In the 2010 census, Pittsburgh as a whole only had a 35.2 percent non-white population, but Allentown is hovering around a 49 percent non-white population, according to areavibes.

In tune with the heavy metal aesthetic of other businesses, The Weeping Glass specialty shop offers tarot readings as well as “antiques, oddities and odd art,” like the variety of bones littering the store’s shelves or the coffin nails that come in small, medium and large.

Weeping Glass employee Nick Noir said that the opening of businesses like The Weeping Glass and Onion Maiden, a heavy-metal themed vegan restaurant also on East Warrington, is to help “grow a new area that is more alternative and darker than [a neighborhood like] Lawrenceville.”

“In two years, a lot more people will be coming to Allentown for business,” he said.

In fact, the Hilltop Alliance, a group of organizations that preserve and improve the hilltop community, is making a $1.5 million investment into the neighborhood from 2014 to 2020. The investment is in conjunction with the Allentown Community Development Corporation and specifically supports the Pennsylvania Department of Community & Economic Development’s Neighborhood Partnership Program’s goal of revitalizing East Warrington Avenue.

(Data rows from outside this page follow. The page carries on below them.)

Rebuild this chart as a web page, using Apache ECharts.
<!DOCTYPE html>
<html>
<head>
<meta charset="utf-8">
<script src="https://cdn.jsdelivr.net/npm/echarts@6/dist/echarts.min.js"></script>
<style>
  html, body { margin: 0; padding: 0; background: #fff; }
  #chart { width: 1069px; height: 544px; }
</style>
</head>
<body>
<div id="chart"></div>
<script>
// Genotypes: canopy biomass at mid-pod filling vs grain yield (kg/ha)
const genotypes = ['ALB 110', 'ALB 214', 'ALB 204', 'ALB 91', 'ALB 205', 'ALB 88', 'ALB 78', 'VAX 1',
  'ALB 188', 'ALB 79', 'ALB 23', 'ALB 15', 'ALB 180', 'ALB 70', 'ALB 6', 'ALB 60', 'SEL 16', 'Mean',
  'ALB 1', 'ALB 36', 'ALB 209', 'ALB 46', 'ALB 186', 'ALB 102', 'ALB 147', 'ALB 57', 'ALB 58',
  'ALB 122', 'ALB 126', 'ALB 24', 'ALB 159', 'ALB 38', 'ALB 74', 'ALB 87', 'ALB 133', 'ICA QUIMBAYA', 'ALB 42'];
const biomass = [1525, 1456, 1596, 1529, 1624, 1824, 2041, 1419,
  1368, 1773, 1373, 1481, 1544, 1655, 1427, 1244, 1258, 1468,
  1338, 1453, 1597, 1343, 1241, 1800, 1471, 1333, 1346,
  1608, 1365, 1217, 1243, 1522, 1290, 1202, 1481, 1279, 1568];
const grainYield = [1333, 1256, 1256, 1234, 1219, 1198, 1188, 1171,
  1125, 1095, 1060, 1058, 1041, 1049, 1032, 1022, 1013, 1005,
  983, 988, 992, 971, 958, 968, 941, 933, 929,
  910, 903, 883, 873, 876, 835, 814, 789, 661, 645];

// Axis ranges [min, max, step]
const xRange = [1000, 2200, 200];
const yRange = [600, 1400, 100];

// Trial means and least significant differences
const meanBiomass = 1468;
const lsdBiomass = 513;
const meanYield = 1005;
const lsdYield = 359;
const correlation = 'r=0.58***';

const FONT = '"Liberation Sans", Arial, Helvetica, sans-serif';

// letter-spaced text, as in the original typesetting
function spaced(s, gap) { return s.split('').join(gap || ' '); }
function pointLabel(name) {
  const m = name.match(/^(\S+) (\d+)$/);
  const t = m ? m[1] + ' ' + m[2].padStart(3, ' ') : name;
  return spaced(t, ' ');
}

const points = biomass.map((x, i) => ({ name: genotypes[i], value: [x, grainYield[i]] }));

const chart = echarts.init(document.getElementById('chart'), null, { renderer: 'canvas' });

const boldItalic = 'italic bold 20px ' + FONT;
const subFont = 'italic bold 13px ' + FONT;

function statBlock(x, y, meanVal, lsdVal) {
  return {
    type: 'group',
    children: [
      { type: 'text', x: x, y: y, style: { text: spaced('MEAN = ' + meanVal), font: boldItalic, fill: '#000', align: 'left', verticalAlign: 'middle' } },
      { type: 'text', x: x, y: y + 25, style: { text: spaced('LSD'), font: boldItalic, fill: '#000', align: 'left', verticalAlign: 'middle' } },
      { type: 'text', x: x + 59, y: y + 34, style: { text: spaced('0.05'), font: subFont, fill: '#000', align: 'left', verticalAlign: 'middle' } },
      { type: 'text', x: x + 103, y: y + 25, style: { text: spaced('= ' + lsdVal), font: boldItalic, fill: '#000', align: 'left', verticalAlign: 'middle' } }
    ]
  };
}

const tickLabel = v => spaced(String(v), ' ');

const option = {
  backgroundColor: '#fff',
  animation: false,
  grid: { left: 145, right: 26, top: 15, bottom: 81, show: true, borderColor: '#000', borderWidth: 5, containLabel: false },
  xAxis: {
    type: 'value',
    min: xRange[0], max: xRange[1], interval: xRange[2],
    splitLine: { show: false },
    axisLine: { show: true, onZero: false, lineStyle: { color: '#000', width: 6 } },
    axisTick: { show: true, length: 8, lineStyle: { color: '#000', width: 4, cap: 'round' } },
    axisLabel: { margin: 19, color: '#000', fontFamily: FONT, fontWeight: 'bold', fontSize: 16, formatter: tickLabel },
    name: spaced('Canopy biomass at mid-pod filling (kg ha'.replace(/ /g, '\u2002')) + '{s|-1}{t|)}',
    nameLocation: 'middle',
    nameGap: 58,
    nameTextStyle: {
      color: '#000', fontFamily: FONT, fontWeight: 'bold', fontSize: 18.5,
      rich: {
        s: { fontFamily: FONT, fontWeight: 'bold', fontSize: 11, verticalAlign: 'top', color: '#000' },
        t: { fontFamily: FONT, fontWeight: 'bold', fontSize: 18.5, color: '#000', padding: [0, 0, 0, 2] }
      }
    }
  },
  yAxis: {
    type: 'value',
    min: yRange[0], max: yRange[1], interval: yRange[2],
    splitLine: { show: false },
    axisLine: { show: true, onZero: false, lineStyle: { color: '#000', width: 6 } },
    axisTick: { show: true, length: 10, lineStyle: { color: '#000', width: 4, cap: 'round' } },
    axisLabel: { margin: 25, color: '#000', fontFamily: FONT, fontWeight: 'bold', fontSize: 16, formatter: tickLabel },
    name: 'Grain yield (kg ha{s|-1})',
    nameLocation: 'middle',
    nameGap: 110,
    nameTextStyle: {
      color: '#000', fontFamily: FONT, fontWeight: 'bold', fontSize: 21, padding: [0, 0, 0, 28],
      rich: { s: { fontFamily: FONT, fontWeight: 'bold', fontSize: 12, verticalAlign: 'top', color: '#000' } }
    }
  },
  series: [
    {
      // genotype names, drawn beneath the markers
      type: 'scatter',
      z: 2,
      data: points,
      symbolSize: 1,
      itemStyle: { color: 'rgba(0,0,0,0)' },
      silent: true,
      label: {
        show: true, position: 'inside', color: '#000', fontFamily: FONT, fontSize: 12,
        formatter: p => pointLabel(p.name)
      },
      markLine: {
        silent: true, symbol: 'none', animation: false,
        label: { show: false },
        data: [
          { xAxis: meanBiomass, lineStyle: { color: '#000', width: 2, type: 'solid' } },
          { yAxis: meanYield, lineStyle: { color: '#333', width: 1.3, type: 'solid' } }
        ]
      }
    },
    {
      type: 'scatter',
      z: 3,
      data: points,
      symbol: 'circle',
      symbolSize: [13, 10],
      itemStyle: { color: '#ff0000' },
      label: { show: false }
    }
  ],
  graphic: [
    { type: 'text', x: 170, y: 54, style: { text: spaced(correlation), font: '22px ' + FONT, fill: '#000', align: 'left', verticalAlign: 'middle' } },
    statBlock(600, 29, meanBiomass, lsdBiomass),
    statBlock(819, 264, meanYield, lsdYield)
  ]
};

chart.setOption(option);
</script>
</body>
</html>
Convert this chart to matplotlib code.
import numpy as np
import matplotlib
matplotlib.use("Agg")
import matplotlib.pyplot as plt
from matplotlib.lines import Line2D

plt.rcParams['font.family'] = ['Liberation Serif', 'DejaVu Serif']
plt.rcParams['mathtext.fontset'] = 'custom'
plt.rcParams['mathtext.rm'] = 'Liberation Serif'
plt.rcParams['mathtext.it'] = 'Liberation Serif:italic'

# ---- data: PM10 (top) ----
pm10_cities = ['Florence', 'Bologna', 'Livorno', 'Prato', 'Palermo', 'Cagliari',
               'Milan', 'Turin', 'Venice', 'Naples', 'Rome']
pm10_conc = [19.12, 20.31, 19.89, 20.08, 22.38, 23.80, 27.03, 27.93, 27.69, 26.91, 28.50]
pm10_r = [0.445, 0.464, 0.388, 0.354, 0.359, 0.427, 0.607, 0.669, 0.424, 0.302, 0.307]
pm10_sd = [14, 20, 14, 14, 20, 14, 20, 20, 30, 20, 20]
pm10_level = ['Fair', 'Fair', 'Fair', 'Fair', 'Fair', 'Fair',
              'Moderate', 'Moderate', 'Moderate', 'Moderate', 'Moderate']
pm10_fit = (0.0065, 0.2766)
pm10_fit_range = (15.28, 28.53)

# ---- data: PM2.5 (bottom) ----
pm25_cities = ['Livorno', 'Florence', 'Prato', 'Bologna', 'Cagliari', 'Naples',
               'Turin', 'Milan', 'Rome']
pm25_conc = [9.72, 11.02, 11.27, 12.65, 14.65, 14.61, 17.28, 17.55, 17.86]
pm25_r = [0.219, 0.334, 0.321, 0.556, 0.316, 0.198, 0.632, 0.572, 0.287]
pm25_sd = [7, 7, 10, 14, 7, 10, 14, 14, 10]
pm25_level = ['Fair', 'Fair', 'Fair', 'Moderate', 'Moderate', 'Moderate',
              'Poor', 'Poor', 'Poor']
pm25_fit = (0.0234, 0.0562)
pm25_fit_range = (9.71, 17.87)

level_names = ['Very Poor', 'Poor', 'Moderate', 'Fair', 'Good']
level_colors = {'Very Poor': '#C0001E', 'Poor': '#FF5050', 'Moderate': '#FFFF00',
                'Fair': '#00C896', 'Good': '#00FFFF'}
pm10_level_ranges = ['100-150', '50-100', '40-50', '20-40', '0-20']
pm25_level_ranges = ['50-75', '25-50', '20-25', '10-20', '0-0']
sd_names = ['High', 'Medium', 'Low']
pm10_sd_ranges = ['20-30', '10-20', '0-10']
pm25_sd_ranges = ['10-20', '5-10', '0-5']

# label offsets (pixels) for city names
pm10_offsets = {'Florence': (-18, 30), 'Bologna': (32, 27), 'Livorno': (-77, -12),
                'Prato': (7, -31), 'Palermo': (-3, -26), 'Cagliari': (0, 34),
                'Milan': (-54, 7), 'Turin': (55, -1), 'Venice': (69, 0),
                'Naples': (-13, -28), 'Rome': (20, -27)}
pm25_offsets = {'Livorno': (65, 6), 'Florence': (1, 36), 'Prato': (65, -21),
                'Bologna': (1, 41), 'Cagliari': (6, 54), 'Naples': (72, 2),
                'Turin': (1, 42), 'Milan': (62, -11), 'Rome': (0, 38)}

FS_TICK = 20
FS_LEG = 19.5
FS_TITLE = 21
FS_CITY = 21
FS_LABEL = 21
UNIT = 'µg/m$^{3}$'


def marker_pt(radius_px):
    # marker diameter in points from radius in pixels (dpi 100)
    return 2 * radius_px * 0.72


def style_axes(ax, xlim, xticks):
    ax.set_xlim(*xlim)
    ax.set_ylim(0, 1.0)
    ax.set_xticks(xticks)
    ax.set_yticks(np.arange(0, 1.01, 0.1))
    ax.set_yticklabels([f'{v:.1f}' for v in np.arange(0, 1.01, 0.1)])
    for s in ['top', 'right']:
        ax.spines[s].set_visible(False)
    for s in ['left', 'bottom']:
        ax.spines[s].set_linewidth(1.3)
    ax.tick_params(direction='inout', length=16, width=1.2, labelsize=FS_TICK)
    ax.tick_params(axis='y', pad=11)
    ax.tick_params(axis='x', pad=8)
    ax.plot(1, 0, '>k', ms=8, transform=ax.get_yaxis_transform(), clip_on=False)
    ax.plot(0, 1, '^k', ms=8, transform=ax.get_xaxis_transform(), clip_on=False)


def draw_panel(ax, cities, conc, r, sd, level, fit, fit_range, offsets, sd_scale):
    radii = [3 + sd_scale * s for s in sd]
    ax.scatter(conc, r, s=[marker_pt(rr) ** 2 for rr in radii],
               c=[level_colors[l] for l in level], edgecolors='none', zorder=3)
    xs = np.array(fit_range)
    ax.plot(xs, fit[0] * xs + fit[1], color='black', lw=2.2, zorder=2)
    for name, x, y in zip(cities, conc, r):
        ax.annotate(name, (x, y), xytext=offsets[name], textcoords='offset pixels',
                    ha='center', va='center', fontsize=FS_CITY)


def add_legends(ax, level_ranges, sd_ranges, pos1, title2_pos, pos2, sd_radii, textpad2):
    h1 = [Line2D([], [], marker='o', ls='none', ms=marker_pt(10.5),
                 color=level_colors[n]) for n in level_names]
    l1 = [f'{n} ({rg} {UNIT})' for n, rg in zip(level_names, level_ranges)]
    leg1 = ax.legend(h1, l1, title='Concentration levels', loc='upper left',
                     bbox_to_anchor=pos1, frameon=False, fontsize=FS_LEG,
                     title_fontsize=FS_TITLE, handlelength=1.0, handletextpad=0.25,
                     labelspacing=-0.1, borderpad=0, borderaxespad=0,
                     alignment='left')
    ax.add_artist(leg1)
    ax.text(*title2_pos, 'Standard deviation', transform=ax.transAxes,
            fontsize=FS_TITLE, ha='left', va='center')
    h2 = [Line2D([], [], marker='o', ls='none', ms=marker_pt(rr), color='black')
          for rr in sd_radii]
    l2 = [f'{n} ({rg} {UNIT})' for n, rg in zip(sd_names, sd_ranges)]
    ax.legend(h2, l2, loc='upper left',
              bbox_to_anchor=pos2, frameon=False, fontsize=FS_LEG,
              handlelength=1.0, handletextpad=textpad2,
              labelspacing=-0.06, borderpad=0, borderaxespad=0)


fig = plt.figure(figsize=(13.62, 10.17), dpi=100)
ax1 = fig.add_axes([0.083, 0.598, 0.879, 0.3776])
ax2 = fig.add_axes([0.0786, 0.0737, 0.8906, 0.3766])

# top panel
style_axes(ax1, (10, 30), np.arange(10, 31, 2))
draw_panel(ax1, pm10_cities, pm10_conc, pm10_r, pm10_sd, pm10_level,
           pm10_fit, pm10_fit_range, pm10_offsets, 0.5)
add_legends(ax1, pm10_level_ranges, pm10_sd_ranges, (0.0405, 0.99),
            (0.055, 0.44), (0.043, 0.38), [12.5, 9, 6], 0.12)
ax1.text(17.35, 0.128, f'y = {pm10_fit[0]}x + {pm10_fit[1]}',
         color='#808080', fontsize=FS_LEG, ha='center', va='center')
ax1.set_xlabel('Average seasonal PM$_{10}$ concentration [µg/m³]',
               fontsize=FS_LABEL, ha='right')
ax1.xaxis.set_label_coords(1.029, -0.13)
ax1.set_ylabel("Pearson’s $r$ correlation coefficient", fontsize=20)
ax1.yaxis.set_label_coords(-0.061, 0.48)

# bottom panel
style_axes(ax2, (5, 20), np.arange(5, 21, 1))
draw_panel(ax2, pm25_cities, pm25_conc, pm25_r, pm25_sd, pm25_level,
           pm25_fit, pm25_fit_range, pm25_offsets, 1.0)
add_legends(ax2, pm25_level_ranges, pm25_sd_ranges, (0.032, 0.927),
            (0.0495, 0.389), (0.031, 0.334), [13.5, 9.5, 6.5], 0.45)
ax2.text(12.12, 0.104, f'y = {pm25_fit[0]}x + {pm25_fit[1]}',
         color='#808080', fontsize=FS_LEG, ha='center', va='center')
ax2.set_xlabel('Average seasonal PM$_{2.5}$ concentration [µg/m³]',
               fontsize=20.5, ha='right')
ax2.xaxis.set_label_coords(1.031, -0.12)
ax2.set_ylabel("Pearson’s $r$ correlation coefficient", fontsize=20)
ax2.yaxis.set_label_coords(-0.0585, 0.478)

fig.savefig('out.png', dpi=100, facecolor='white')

While Allentown already has some popular staples in Alla Famiglia, Shelly’s and Black Forge, Bittner thinks its collection of businesses could use some bolstering.

“The diversity of business hasn’t stuck yet,” he said. Bittner points out Allentown has a “lack of destinations.” Some things it’s missing to pull it together as a more attractive place to live are a grocery store, a bar and a public space like a park or similar outdoor area.

While Allentown has the potential to become the next East Liberty — the Pittsburgh neighborhood often cited in discussions about gentrification and a lack of affordable housing — due to its business growth, owners like Moeller and Miller don’t want it to be. It’s is not the new Lawrenceville, it’s just Allentown.

“You don’t get to be a part of a ‘neighborhood’ in Pittsburgh like you do here,” Bittner said.